All of these “little” issues cost users in terms of time and productivity. With WDAG, one price of security is an irritating user experience.
But there are more basic security-impacting issues with WDAG and many other virtual browser security solutions. For starters, it resides on the endpoint/machine. Let’s be clear about what this means: Despite talk of “isolation”, any malware that executes within the secure virtual browser is physically located on your machine. A really smart malware variant, such as the new zero-day exploit discovered by exploit researchers Yushi Liang and Alexander Kochkov, can manage to get through Edge’s sandbox and from there, spread beyond the virtual browser’s container, throughout the machine, and onto your network where it can cause lots of damage.

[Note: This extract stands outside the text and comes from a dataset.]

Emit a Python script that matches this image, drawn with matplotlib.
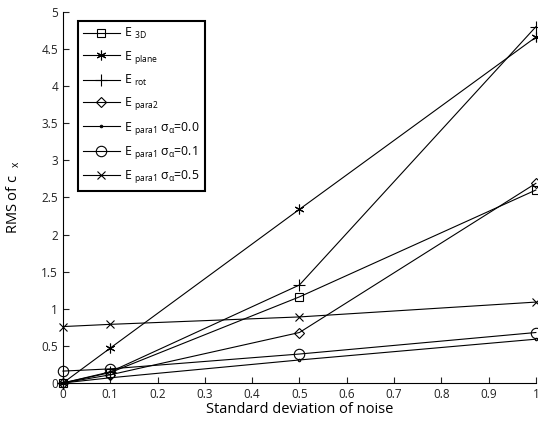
import numpy as np
import matplotlib
matplotlib.use('Agg')
import matplotlib.pyplot as plt
from matplotlib.ticker import FuncFormatter

# noise levels
noise = [0.0, 0.1, 0.5, 1.0]

# RMS of c_x for each estimator
e_3d = [0.0, 0.14, 1.16, 2.60]
e_plane = [0.0, 0.47, 2.34, 4.66]
e_rot = [0.0, 0.15, 1.32, 4.80]
e_para2 = [0.0, 0.11, 0.68, 2.69]
e_para1_s00 = [0.0, 0.07, 0.31, 0.59]
e_para1_s01 = [0.16, 0.19, 0.39, 0.68]
e_para1_s05 = [0.76, 0.79, 0.89, 1.09]

labels = [
    r'E $_{\mathregular{3D}}$',
    r'E $_{\mathregular{plane}}$',
    r'E $_{\mathregular{rot}}$',
    r'E $_{\mathregular{para2}}$',
    r'E $_{\mathregular{para1}}$ $\sigma_{\alpha}$=0.0',
    r'E $_{\mathregular{para1}}$ $\sigma_{\alpha}$=0.1',
    r'E $_{\mathregular{para1}}$ $\sigma_{\alpha}$=0.5',
]

plt.rcParams['font.family'] = ['Open Sans', 'DejaVu Sans']
plt.rcParams['mathtext.fontset'] = 'custom'
plt.rcParams['mathtext.rm'] = 'Open Sans'
plt.rcParams['mathtext.it'] = 'Open Sans'

fig = plt.figure(figsize=(5.38, 4.26), dpi=100)
ax = fig.add_axes([0.117, 0.101, 0.879, 0.871])

series = [e_3d, e_plane, e_rot, e_para2, e_para1_s00, e_para1_s01, e_para1_s05]
markers = ['s', (6, 2, 0), '+', 'D', '.', 'o', 'x']
sizes = [6, 7, 8, 5.5, 3.5, 7.5, 5.5]

for vals, m, ms, lab in zip(series, markers, sizes, labels):
    ax.plot(noise, vals, color='black', lw=0.8, marker=m, markersize=ms,
            markerfacecolor='none', markeredgecolor='black', markeredgewidth=0.8,
            label=lab, clip_on=False)

ax.set_xlim(0, 1)
ax.set_ylim(0, 5)
ax.set_xticks(np.arange(0, 1.01, 0.1))
ax.set_yticks(np.arange(0, 5.01, 0.5))
fmt = FuncFormatter(lambda v, p: '%g' % round(v, 2))
ax.xaxis.set_major_formatter(fmt)
ax.yaxis.set_major_formatter(fmt)
ax.tick_params(direction='in', length=4, width=0.8, labelsize=8.5, colors='#222222')
ax.spines['top'].set_visible(False)
ax.spines['right'].set_visible(False)
for s in ['left', 'bottom']:
    ax.spines[s].set_linewidth(0.8)

ax.set_xlabel('Standard deviation of noise', fontsize=10.5, labelpad=1)
ax.set_ylabel(r'RMS of c  $_{\mathregular{x}}$', fontsize=10.5, labelpad=14)

leg = ax.legend(loc='upper left', bbox_to_anchor=(0.018, 0.993), fontsize=8.8,
                fancybox=False, framealpha=1, edgecolor='black', handlelength=3.0,
                borderpad=0.45, labelspacing=0.6, handletextpad=0.35)
leg.get_frame().set_linewidth(1.5)

fig.savefig('out.png', dpi=100)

Persistence is another significant issue. Because all untrusted sites browsed in a session share a single virtual machine, malware may persist within the virtual browser until all untrusted site browsing ends. This gives smart malware lots of time to work its way out of the virtual machine and onto your network. It also exposes the entire browsing session to the risks of Cross-Site Scripting (XSS), a favorite tool of many cybercriminals that can leave even ‘safe’ websites susceptible to malicious exploitation.
The Solution to the Cesspool
For real security, what your organization needs is a virtual browser that’s remote, isolated and disposable. Together, these three qualities create a browsing environment that’s secured from even the more advanced threats out there. Remote browsers are hosted either on premises (e.g., on a server in the DMZ) or in the cloud — not on an endpoint device, and not even within the network, but at the no-man’s land between the organization’s internal network and the internet.
Using remote browser isolation, all malware, malicious URLs, compromised websites, plugins and extensions are isolated in a remote browsing session that is disposed of at the end of each session. To minimize persistence, each tab has its own secure virtual browser, which prevents malware from finding its way out of the virtual machine. Thus, no matter how smart the exploit may be, it gets dumped in the virtual trashcan after each session is closed, where it can’t do any harm.
With the right solution, your employees won’t need to compromise on productivity or draw on their patience reserves. Ericom Shield, our remote browser isolation solution, gives users seamless browsing, with no loss of speed and productivity, and works with any browser they choose. They can access their favorites, cookies and clipboards, and thanks to the integrated file sanitization tools, users can even download files safely without resorting to frustrating workarounds that kill efficiency. It’s all the convenience your employees need to work unabated, along with the security your organization needs to prevent web-based threats from compromising the integrity of your network or data.
This doesn’t mean that WDAG and other built-in safe virtual browsers aren’t a step in the right direction. On the contrary, anything that prevents web-based threats from infiltrating is a good thing — it’s just not enough to keep organizations safe. To stop wading in the cesspool, remote browser isolation is the key.